Ms. Myrna Lim lost also by placing third among eight candidates for the Board of Supervisors, District 11, of San Francisco, California, tallying 2,392 or 16.48% that was led by John Avalos with 4,371 or
30.12% and Ahsha Safai with 3,562 or 24.54%.
While Noelani Sallings also lost when she placed third with 9,237 votes or 24.40% for the Santa Clara Unified School District TA 2 in California that was led by Albert Gonzales with 13,776 votes or 36.40% and Don Bordenave with 9,745 votes or 25.75%.
The only other male Filipino American candidate to have lost is prominent lawyer Rodel Rodis, who lost in his re-election bid to be a member of the Community College Board of San Francisco. Mr. Rodis placed seventh with 35,319 votes or 7.86% among the 10 candidates vying for the top four slots.
Although he lost, Mr. Rodis said in his column that he is consoled that Sen. Barack Obama won as U.S. President.
“But I honestly don’t feel too bad about my loss because Barack Obama won. For my sons, his victory was far more important than mine.
“There were 10 Filipino American candidates who ran for public office in the San Francisco Bay Area and I believe all of us lost.” Rodis said.
“For many of the candidates, it was sore lack of funding. The Filipino community does not yet understand the political culture of American politics where money is its “mother’s milk”. Filipinos would rather spend money gambling in casinos than in supporting political candidates.”
“In my case, the explanation for my loss can be found in the question I posed in a recent column “Daly’s City?”. The answer turned out to be a resounding “Yes”. Supervisor Chris Daly targeted me for defeat and he prevailed. The three district supervisorial candidates he backed (Eric Mar, David Chiu and John Avalos), who were labeled as his “puppets” in a TV campaign commercial, were all elected. The candidates he backed for the College Board also won.” (lariosa_jos@sbcglobal.net) In San Diego, reporter Romeo Marquez said the much-vaunted “Filipino voting block” dissipated under the weight of petty intramurals and unresolved issues, bringing with them the political downfall of the only three Filipino candidates in public offices in the cities of San Diego and National City.
The squabbles were pretty evident in National City, a small Navy town south of San Diego where Filipinos comprise 18 percent of the population. Here, seven candidates, two of them Filipinos, vied for two seats in the city council.
When the counting of the votes in the Nov. 4 elections ended at the crack of dawn on Wednesday, the Filipino candidates — Mitz Lee, Ditas Yamane and Fideles Ungab — were nowhere near the winning slate.

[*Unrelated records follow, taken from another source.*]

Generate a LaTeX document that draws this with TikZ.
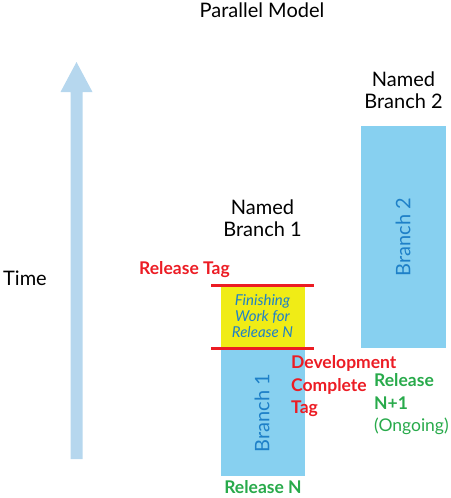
\documentclass[tikz,border=0pt]{standalone}
\usepackage{fontspec}
\setmainfont{Lato}
\begin{document}
\begin{tikzpicture}[x=1pt,y=-1pt]

    % Farben
    \definecolor{arrowblue}{RGB}{182,215,238}
    \definecolor{branchblue}{RGB}{135,208,240}
    \definecolor{labelblue}{RGB}{30,128,200}
    \definecolor{workyellow}{RGB}{240,236,22}
    \definecolor{tagred}{RGB}{236,28,36}
    \definecolor{releasegreen}{RGB}{40,170,75}

    % Maße
    \def\W{450}
    \def\H{498}

    \useasboundingbox (0,0) rectangle (\W,\H);

    % Zeitpfeil
    \fill[arrowblue] (76.5,62) -- (92.5,92) -- (82.5,92) -- (82.5,459)
        -- (70.5,459) -- (70.5,92) -- (60.5,92) -- cycle;

    % Branches
    \fill[branchblue] (220.5,348) rectangle (305,475.5);
    \fill[branchblue] (361,126) rectangle (445.5,348);
    \fill[workyellow] (220.5,286) rectangle (305,348);

    % Tags
    \draw[tagred, line width=3pt] (211,285.5) -- (314,285.5);
    \draw[tagred, line width=3pt] (211,348) -- (314,348);

    % Titel
    \node[anchor=base, font=\fontsize{20}{22}\selectfont] (title) at (262,17.5)
        {Parallel Model};

    % Überschriften (Anker = Grundlinie der letzten Zeile)
    \node[anchor=base, align=center, font=\fontsize{20}{22}\selectfont] (named2) at (403.5,108)
        {Named\\Branch 2};
    \node[anchor=base, align=center, font=\fontsize{20}{22}\selectfont] (named1) at (262.5,236.5)
        {Named\\Branch 1};
    \node[anchor=base west, inner sep=0pt, font=\fontsize{20}{22}\selectfont] (time) at (3,285)
        {Time};

    % Beschriftung der Branches
    \node[rotate=90, text=labelblue, font=\fontsize{20}{22}\selectfont] (branch1lbl) at (262,413)
        {Branch 1};
    \node[rotate=90, text=labelblue, font=\fontsize{20}{22}\selectfont] (branch2lbl) at (403,237)
        {Branch 2};
    \node[anchor=base, align=center, text=labelblue, font=\itshape\fontsize{15}{16}\selectfont]
        (finish) at (262.5,337) {Finishing\\Work for\\Release N};

    % Rote Tags
    \node[anchor=base west, inner sep=0pt, text=tagred, font=\bfseries\fontsize{17.5}{22.5}\selectfont]
        (reltag) at (139,274) {Release Tag};
    \node[anchor=base west, inner sep=0pt, align=left, text=tagred, font=\bfseries\fontsize{17.5}{22.5}\selectfont]
        (devtag) at (291,413.5) {Development\\Complete\\Tag};

    % Grüne Releases
    \node[anchor=base west, inner sep=0pt, align=left, text=releasegreen, font=\fontsize{17.5}{22.5}\selectfont]
        (relnext) at (374,431.5) {\textbf{Release}\\\textbf{N+1}\\(Ongoing)};
    \node[anchor=base, inner sep=0pt, text=releasegreen, font=\bfseries\fontsize{17.5}{22}\selectfont]
        (reln) at (263,493) {Release N};

\end{tikzpicture}
\end{document}
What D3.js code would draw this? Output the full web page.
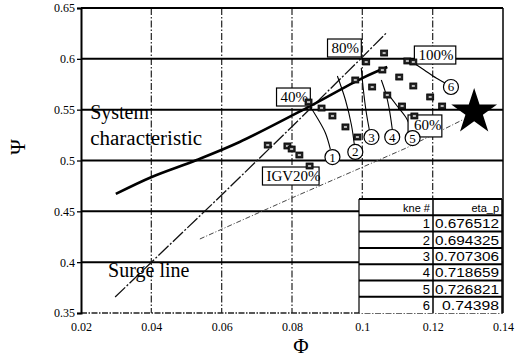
<!DOCTYPE html>
<html><head><meta charset="utf-8">
<script src="https://cdn.jsdelivr.net/npm/d3@7"></script>
<style>
body{margin:0;background:#fff;}
svg{display:block;}
</style></head>
<body>
<svg id="c" width="523" height="358"></svg>
<script>
// ---------- data ----------
const xTicks = [0.02, 0.04, 0.06, 0.08, 0.1, 0.12, 0.14];
const yTicks = [0.35, 0.4, 0.45, 0.5, 0.55, 0.6, 0.65];
const xTickLabels = ["0.02", "0.04", "0.06", "0.08", "0.1", "0.12", "0.14"];
const yTickLabels = ["0.35", "0.4", "0.45", "0.5", "0.55", "0.6", "0.65"];

const systemPhi = [0.0299, 0.0401, 0.0529, 0.0651, 0.0841, 0.1000, 0.1071];
const systemPsi = [0.4671, 0.4838, 0.5005, 0.5182, 0.5516, 0.5811, 0.5920];

const surgePhi = [0.0297, 0.0401, 0.0594, 0.0799, 0.0992, 0.1068];
const surgePsi = [0.3657, 0.4002, 0.4641, 0.5330, 0.5989, 0.6254];

const operPhi = [0.0538, 0.0799, 0.0943, 0.1125, 0.1284];
const operPsi = [0.4228, 0.4631, 0.4848, 0.5123, 0.5398];

const markerPhi = [0.0731, 0.0787, 0.0799, 0.0821, 0.0850, 0.0847, 0.0884, 0.0915, 0.0952, 0.0986,
                   0.0980, 0.1011, 0.1062, 0.1057, 0.1028, 0.1105, 0.1145, 0.1071, 0.1128, 0.1145,
                   0.1193, 0.1113, 0.1227, 0.1148];
const markerPsi = [0.5152, 0.5143, 0.5113, 0.5054, 0.4946, 0.5575, 0.5516, 0.5438, 0.5330, 0.5231,
                   0.5792, 0.5969, 0.6057, 0.5890, 0.5723, 0.5821, 0.5733, 0.5644, 0.5979, 0.5969,
                   0.5625, 0.5536, 0.5536, 0.5438];

const curvePhi = [
  [0.0847, 0.0872, 0.0895, 0.0909],
  [0.0929, 0.0952, 0.0969, 0.0977],
  [0.0997, 0.1003, 0.1011, 0.1020],
  [0.1054, 0.1068, 0.1077, 0.1085],
  [0.1071, 0.1099, 0.1125, 0.1140],
  [0.1142, 0.1176, 0.1210, 0.1235]
];
const curvePsi = [
  [0.5556, 0.5418, 0.5271, 0.5113],
  [0.5831, 0.5595, 0.5349, 0.5162],
  [0.5910, 0.5693, 0.5477, 0.5300],
  [0.5792, 0.5644, 0.5497, 0.5310],
  [0.5664, 0.5536, 0.5418, 0.5300],
  [0.5969, 0.5890, 0.5811, 0.5762]
];

const circleLabels = ["1", "2", "3", "4", "5", "6"];
const circlePhi = [0.0915, 0.0980, 0.1026, 0.1085, 0.1143, 0.1252];
const circlePsi = [0.5034, 0.5084, 0.5231, 0.5231, 0.5221, 0.5723];

const boxLabels = ["40%", "80%", "100%", "60%", "IGV20%"];
const boxPhi = [0.0756, 0.0901, 0.1148, 0.1130, 0.0716];
const boxPsi = [0.5713, 0.6195, 0.6126, 0.5448, 0.4936];

const starPhi = [0.1318];
const starPsi = [0.5477];

const tableLine = ["1", "2", "3", "4", "5", "6"];
const tableEta = ["0.676512", "0.694325", "0.707306", "0.718659", "0.726821", "0.74398"];

// ---------- chart ----------
const svg = d3.select("#c");
const L = 81, R = 503, T = 8, B = 313;
const x = d3.scaleLinear().domain([0.02, 0.14]).range([L, R]);
const y = d3.scaleLinear().domain([0.35, 0.65]).range([B, T]);
const serif = "'Liberation Serif','Times New Roman',serif";
const sans = "'Liberation Sans',Arial,sans-serif";

// vertical dash-dot grid
svg.append("g").selectAll("line").data(xTicks.slice(1, -1)).join("line")
  .attr("x1", d => x(d)).attr("x2", d => x(d)).attr("y1", T).attr("y2", B)
  .attr("stroke", "#333").attr("stroke-width", 1.3).attr("stroke-dasharray", "7,2,1.5,2");

// horizontal solid grid
svg.append("g").selectAll("line").data(yTicks.slice(1, -1)).join("line")
  .attr("x1", L).attr("x2", R).attr("y1", d => y(d)).attr("y2", d => y(d))
  .attr("stroke", "#000").attr("stroke-width", 2);

// frame
svg.append("line").attr("x1", L).attr("x2", R).attr("y1", T).attr("y2", T).attr("stroke", "#000").attr("stroke-width", 2);
svg.append("line").attr("x1", R).attr("x2", R).attr("y1", T).attr("y2", B).attr("stroke", "#000").attr("stroke-width", 1.5);
svg.append("line").attr("x1", L).attr("x2", R).attr("y1", B).attr("y2", B).attr("stroke", "#222").attr("stroke-width", 1.5).attr("stroke-dasharray", "6,1.5,1.5,1.5");

// axes
const yAxis = d3.axisLeft(y).tickValues(yTicks).tickSize(4).tickPadding(2)
  .tickFormat((d, i) => yTickLabels[i]);
const gy = svg.append("g").attr("transform", `translate(${L},0)`).call(yAxis)
  .attr("font-family", serif).attr("font-size", 12);
gy.select(".domain").attr("stroke", "#000").attr("stroke-width", 2);
gy.selectAll(".tick line").attr("stroke", "#000").attr("stroke-width", 1.3);
gy.selectAll("text").style("font-family", serif).style("font-size", "12px").attr("fill", "#000");

const xAxis = d3.axisBottom(x).tickValues(xTicks).tickSize(0).tickPadding(9)
  .tickFormat((d, i) => xTickLabels[i]);
const gx = svg.append("g").attr("transform", `translate(0,${B})`).call(xAxis)
  .attr("font-family", serif).attr("font-size", 12);
gx.select(".domain").remove();
gx.selectAll("text").style("font-family", serif).style("font-size", "12px").attr("fill", "#000");

// axis titles
svg.append("text").attr("x", 301).attr("y", 353).attr("text-anchor", "middle")
  .attr("font-family", serif).attr("font-size", 21).text("Φ");
svg.append("text").attr("transform", "translate(25,147) rotate(-90)").attr("text-anchor", "middle")
  .attr("font-family", serif).attr("font-size", 21).text("Ψ");

const line = d3.line().x(d => x(d[0])).y(d => y(d[1]));
const lineC = d3.line().x(d => x(d[0])).y(d => y(d[1])).curve(d3.curveCatmullRom);

// operating (dash-dot) line to star
svg.append("path").datum(operPhi.map((p, i) => [p, operPsi[i]]))
  .attr("d", line).attr("fill", "none").attr("stroke", "#444").attr("stroke-width", 1)
  .attr("stroke-dasharray", "5,2,1,2");

// surge line
svg.append("path").datum(surgePhi.map((p, i) => [p, surgePsi[i]]))
  .attr("d", line).attr("fill", "none").attr("stroke", "#111").attr("stroke-width", 1.3)
  .attr("stroke-dasharray", "14,2,2,2");

// system characteristic
svg.append("path").datum(systemPhi.map((p, i) => [p, systemPsi[i]]))
  .attr("d", lineC).attr("fill", "none").attr("stroke", "#000").attr("stroke-width", 2.6);

// speed curves
svg.append("g").selectAll("path").data(curvePhi.map((c, k) => c.map((p, i) => [p, curvePsi[k][i]])))
  .join("path").attr("d", lineC).attr("fill", "none").attr("stroke", "#000").attr("stroke-width", 1.1);

// label boxes
const gb = svg.append("g").selectAll("g").data(boxLabels).join("g")
  .attr("transform", (d, i) => `translate(${x(boxPhi[i])},${y(boxPsi[i])})`);
gb.append("rect").attr("x", 0).attr("y", 0)
  .attr("width", d => d.length * 7.6 + 11).attr("height", (d, i) => i === 3 ? 22 : 18)
  .attr("fill", "#fff").attr("stroke", "#000").attr("stroke-width", 1.2);
gb.append("text").attr("x", (d, i) => i === 3 ? 6 : 4).attr("y", (d, i) => i === 3 ? 15 : 14)
  .attr("font-family", serif).attr("font-size", 15).text(d => d);

// markers
const gm = svg.append("g").selectAll("g").data(markerPhi).join("g")
  .attr("transform", (d, i) => `translate(${x(d)},${y(markerPsi[i])})`);
gm.append("rect").attr("x", -3.5).attr("y", -3).attr("width", 7).attr("height", 6)
  .attr("fill", "#222").attr("stroke", "#000").attr("stroke-width", 0.8);
gm.append("rect").attr("x", -1.5).attr("y", -1).attr("width", 3).attr("height", 2)
  .attr("fill", "#bbb");

// circled numbers
const gc = svg.append("g").selectAll("g").data(circleLabels).join("g")
  .attr("transform", (d, i) => `translate(${x(circlePhi[i])},${y(circlePsi[i])})`);
gc.append("circle").attr("r", 7.5).attr("fill", "#fff").attr("stroke", "#000").attr("stroke-width", 1.2);
gc.append("text").attr("text-anchor", "middle").attr("y", 4.5)
  .attr("font-family", serif).attr("font-size", 13).text(d => d);

// star
const star = d3.symbol().type(d3.symbolStar).size(650);
svg.append("g").selectAll("path").data(starPhi).join("path")
  .attr("transform", (d, i) => `translate(${x(d)},${y(starPsi[i])})`)
  .attr("d", star).attr("fill", "#000");

// annotations
svg.append("text").attr("x", x(0.0226)).attr("y", y(0.5408))
  .attr("font-family", serif).attr("font-size", 20).text("System");
svg.append("text").attr("x", x(0.0226)).attr("y", y(0.5152))
  .attr("font-family", serif).attr("font-size", 20).attr("textLength", 112).attr("lengthAdjust", "spacingAndGlyphs").text("characteristic");
svg.append("text").attr("x", x(0.0277)).attr("y", y(0.3854))
  .attr("font-family", serif).attr("font-size", 20).text("Surge line");

// table
const tx0 = 359, tx1 = 433, tx2 = 502, ty0 = 199, rh = 16.3;
const rows = [["kne #", "eta_p"]].concat(tableLine.map((l, i) => [l, tableEta[i]]));
const gt = svg.append("g");
gt.append("rect").attr("x", tx0).attr("y", ty0).attr("width", tx2 - tx0).attr("height", rh * rows.length)
  .attr("fill", "#fff");
rows.forEach((r, i) => {
  const yy = ty0 + i * rh;
  gt.append("line").attr("x1", tx0).attr("x2", tx2).attr("y1", yy).attr("y2", yy)
    .attr("stroke", "#000").attr("stroke-width", 2);
  gt.append("text").attr("x", tx1 - 3).attr("y", yy + 13).attr("text-anchor", "end")
    .attr("font-family", sans).attr("font-size", i === 0 ? 11 : 13).text(r[0]);
  gt.append("text").attr("x", tx2 - 3).attr("y", yy + 13).attr("text-anchor", "end")
    .attr("font-family", sans).attr("font-size", i === 0 ? 11 : 13)
    .attr("textLength", i === 0 ? null : (r[1].length === 8 ? 64 : 57))
    .attr("lengthAdjust", "spacingAndGlyphs").text(r[1]);
});
gt.append("line").attr("x1", tx0).attr("x2", tx0).attr("y1", ty0).attr("y2", ty0 + rh * rows.length)
  .attr("stroke", "#000").attr("stroke-width", 1.2);
gt.append("line").attr("x1", tx1).attr("x2", tx1).attr("y1", ty0).attr("y2", ty0 + rh * rows.length)
  .attr("stroke", "#000").attr("stroke-width", 1.5);
gt.append("line").attr("x1", tx2).attr("x2", tx2).attr("y1", ty0).attr("y2", ty0 + rh * rows.length)
  .attr("stroke", "#000").attr("stroke-width", 1.5);
</script>
</body></html>
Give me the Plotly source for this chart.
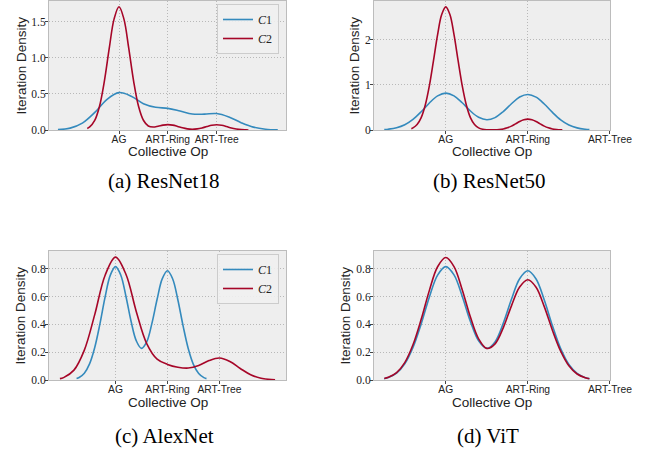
import plotly.graph_objects as go

W, H = 649, 455

# ---------------- data ----------------
categories = ["AG", "ART-Ring", "ART-Tree"]
cat_pos = [0, 1, 2]

# (a) ResNet18
a_c1_x = [-1.25, -1.0, -0.75, -0.5, -0.25, 0.0, 0.25, 0.5, 0.75, 1.0, 1.25, 1.5, 1.75, 2.0, 2.25, 2.5, 2.75, 3.0, 3.25]
a_c1_y = [0.005, 0.026, 0.095, 0.240, 0.423, 0.519, 0.469, 0.365, 0.315, 0.300, 0.263, 0.222, 0.220, 0.228, 0.180, 0.102, 0.040, 0.011, 0.002]
a_c2_x = [-0.65, -0.6, -0.5, -0.4, -0.3, -0.2, -0.1, 0.0, 0.1, 0.2, 0.3, 0.4, 0.5, 0.6, 0.7, 0.8, 0.9, 1.0,
          1.1, 1.2, 1.3, 1.4, 1.5, 1.6, 1.7, 1.8, 1.9, 2.0, 2.1, 2.2, 2.3, 2.4, 2.5, 2.6, 2.65]
a_c2_y = [0.022, 0.042, 0.129, 0.327, 0.675, 1.132, 1.542, 1.710, 1.542, 1.132, 0.676, 0.329, 0.135, 0.056, 0.041, 0.052, 0.068, 0.075,
          0.068, 0.050, 0.030, 0.016, 0.011, 0.016, 0.029, 0.048, 0.065, 0.072, 0.065, 0.048, 0.028, 0.014, 0.005, 0.002, 0.001]

# C1 curve shared by ResNet50 / AlexNet / ViT
c1_x = [-0.75, -0.7, -0.6, -0.5, -0.4, -0.3, -0.2, -0.1, 0.0, 0.1, 0.2, 0.3, 0.4, 0.5,
        0.6, 0.7, 0.8, 0.9, 1.0, 1.1, 1.2, 1.3, 1.4, 1.5, 1.6, 1.7, 1.75]
b_c1_y = [0.010, 0.018, 0.049, 0.116, 0.234, 0.403, 0.597, 0.754, 0.815, 0.755, 0.602, 0.420, 0.281, 0.227,
          0.274, 0.407, 0.580, 0.728, 0.785, 0.726, 0.575, 0.389, 0.225, 0.111, 0.047, 0.017, 0.010]

# (b) ResNet50
b_c2_x = [-0.42, -0.4, -0.35, -0.3, -0.25, -0.2, -0.15, -0.1, -0.05, 0.0, 0.05, 0.1, 0.15, 0.2, 0.25, 0.3, 0.35, 0.4,
          0.45, 0.5, 0.55, 0.6, 0.65, 0.7, 0.75, 0.8, 0.85, 0.9, 0.95, 1.0, 1.05, 1.1, 1.15, 1.2, 1.25, 1.3, 1.35, 1.4, 1.42]
b_c2_y = [0.030, 0.046, 0.120, 0.274, 0.552, 0.979, 1.531, 2.108, 2.551, 2.720, 2.551, 2.108, 1.531, 0.979, 0.552, 0.274, 0.120, 0.046,
          0.016, 0.005, 0.003, 0.004, 0.011, 0.024, 0.049, 0.086, 0.135, 0.186, 0.225, 0.240, 0.225, 0.186, 0.135, 0.086, 0.049, 0.024, 0.011, 0.004, 0.003]

# (c) AlexNet
c_c1_y = list(b_c1_y)
c_c2_x = [-1.07, -1.0, -0.8, -0.6, -0.4, -0.2, 0.0, 0.2, 0.4, 0.6, 0.8, 1.0, 1.2, 1.4, 1.6, 1.8, 2.0, 2.2, 2.4, 2.6, 2.8, 3.0, 3.07]
c_c2_y = [0.010, 0.017, 0.071, 0.215, 0.470, 0.753, 0.883, 0.760, 0.491, 0.262, 0.150, 0.112, 0.092, 0.086, 0.104, 0.140, 0.158, 0.133, 0.083, 0.038, 0.013, 0.003, 0.002]

# (d) ViT
d_c1_y = list(b_c1_y)
d_c2_y = [0.011, 0.019, 0.053, 0.125, 0.253, 0.436, 0.644, 0.814, 0.880, 0.815, 0.649, 0.452, 0.296, 0.227,
          0.260, 0.375, 0.533, 0.668, 0.720, 0.666, 0.527, 0.356, 0.207, 0.102, 0.043, 0.016, 0.009]

captions = ["(a) ResNet18", "(b) ResNet50", "(c) AlexNet", "(d) ViT"]
series_names = ["<i>C</i>1", "<i>C</i>2"]

# ---------------- styling ----------------
BLUE = "#348ABD"
RED = "#A60628"
BG = "#EEEEEE"
SANS = "Liberation Sans"
SERIF = "Liberation Serif"


def px_x(p):
    return p / W


def px_y(p):
    return 1 - p / H


panels = [
    dict(ax="", xd=(49, 286), yd=(1, 130), xr=[-1.433, 3.419], yr=[0, 1.79], dt=0.5, fmt=".1f",
         c1=(a_c1_x, a_c1_y), c2=(a_c2_x, a_c2_y), legend="legend", cap=(163, 181), ytx=21),
    dict(ax="2", xd=(374, 610), yd=(1, 130), xr=[-0.875, 2.001], yr=[0, 2.85], dt=1, fmt="d",
         c1=(c1_x, b_c1_y), c2=(b_c2_x, b_c2_y), legend=None, cap=(489, 181), ytx=354),
    dict(ax="3", xd=(49, 286), yd=(251, 380), xr=[-1.28, 3.28], yr=[0, 0.927], dt=0.2, fmt=".1f",
         c1=(c1_x, c_c1_y), c2=(c_c2_x, c_c2_y), legend="legend2", cap=(164, 436), ytx=20),
    dict(ax="4", xd=(374, 610), yd=(251, 380), xr=[-0.875, 2.001], yr=[0, 0.927], dt=0.2, fmt=".1f",
         c1=(c1_x, d_c1_y), c2=(c1_x, d_c2_y), legend=None, cap=(488, 436), ytx=345),
]

fig = go.Figure()
annotations = []
layout_axes = {}

for p in panels:
    xa = "x" + p["ax"]
    ya = "y" + p["ax"]
    for (xs, ys), name, col in ((p["c1"], series_names[0], BLUE), (p["c2"], series_names[1], RED)):
        kw = dict(legend=p["legend"]) if p["legend"] else {}
        fig.add_trace(go.Scatter(
            x=xs, y=ys, mode="lines", name=name,
            line=dict(color=col, width=1.6, shape="spline", smoothing=1.0),
            xaxis=xa, yaxis=ya, showlegend=p["legend"] is not None, hoverinfo="skip", **kw))

    common = dict(showgrid=True, gridcolor="#b8b8b8", griddash="1px,2px", gridwidth=1,
                  showline=True, linecolor="#bcbcbc", linewidth=1, mirror=True,
                  ticks="outside", ticklen=3, tickwidth=1, tickcolor="#444444",
                  zeroline=False, automargin=False, fixedrange=True)
    layout_axes["xaxis" + p["ax"]] = dict(
        domain=[px_x(p["xd"][0]), px_x(p["xd"][1])], range=p["xr"], anchor=ya,
        tickmode="array", tickvals=cat_pos, ticktext=categories, ticklabelstandoff=-3,
        tickfont=dict(family=SANS, size=10.3, color="#222222"), **common)
    layout_axes["yaxis" + p["ax"]] = dict(
        domain=[px_y(p["yd"][1]), px_y(p["yd"][0])], range=p["yr"], anchor=xa,
        tick0=0, dtick=p["dt"], tickformat=p["fmt"], ticklabelstandoff=-3,
        tickfont=dict(family=SERIF, size=11.5, color="#222222"), **common)

    # axis titles
    xc = (p["xd"][0] + p["xd"][1]) / 2
    annotations.append(dict(text="Collective Op", x=px_x(xc), y=px_y(p["yd"][1] + 22),
                            xref="paper", yref="paper", showarrow=False, xanchor="center", yanchor="middle",
                            font=dict(family=SANS, size=13.5, color="#222222")))
    yc = (p["yd"][0] + p["yd"][1]) / 2
    annotations.append(dict(text="Iteration Density", x=px_x(p["ytx"]), y=px_y(yc), textangle=-90,
                            xref="paper", yref="paper", showarrow=False, xanchor="center", yanchor="middle",
                            font=dict(family=SANS, size=13.5, color="#222222")))

for p, cap in zip(panels, captions):
    annotations.append(dict(text=cap, x=px_x(p["cap"][0]), y=px_y(p["cap"][1]),
                            xref="paper", yref="paper", showarrow=False, xanchor="center", yanchor="middle",
                            font=dict(family=SERIF, size=21, color="#000000")))

legend_style = dict(bgcolor="rgba(240,240,240,0.9)", bordercolor="#cccccc", borderwidth=1,
                    font=dict(family=SERIF, size=12, color="#222222"),
                    xanchor="left", yanchor="top", tracegroupgap=0, itemwidth=30)

fig.update_layout(
    width=W, height=H,
    margin=dict(l=0, r=0, t=0, b=0),
    paper_bgcolor="white", plot_bgcolor=BG,
    annotations=annotations,
    legend=dict(x=px_x(217), y=px_y(4), **legend_style),
    legend2=dict(x=px_x(217), y=px_y(254), **legend_style),
    **layout_axes,
)

# remove the browser's default 8px page margin so the figure fills the window exactly
fig.write_html("out.html", config={"displayModeBar": False},
               post_script="document.body.style.margin='0px';")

Lee, originally from Quezon province, conceded her defeat hours after it became clear she wasn’t going to keep her post as a trustee of the San Diego Unified School District for another four years.
Yamane, on the other hand, coasted smoothly to second place in the early hours of the counting Tuesday night. By dawn, her standing fell two notches lower and the final unofficial count showed that she had amassed only 1,911 votes, or 13.79 percent of the total, to land fourth in a seven-way race for two seats in the city council of National City.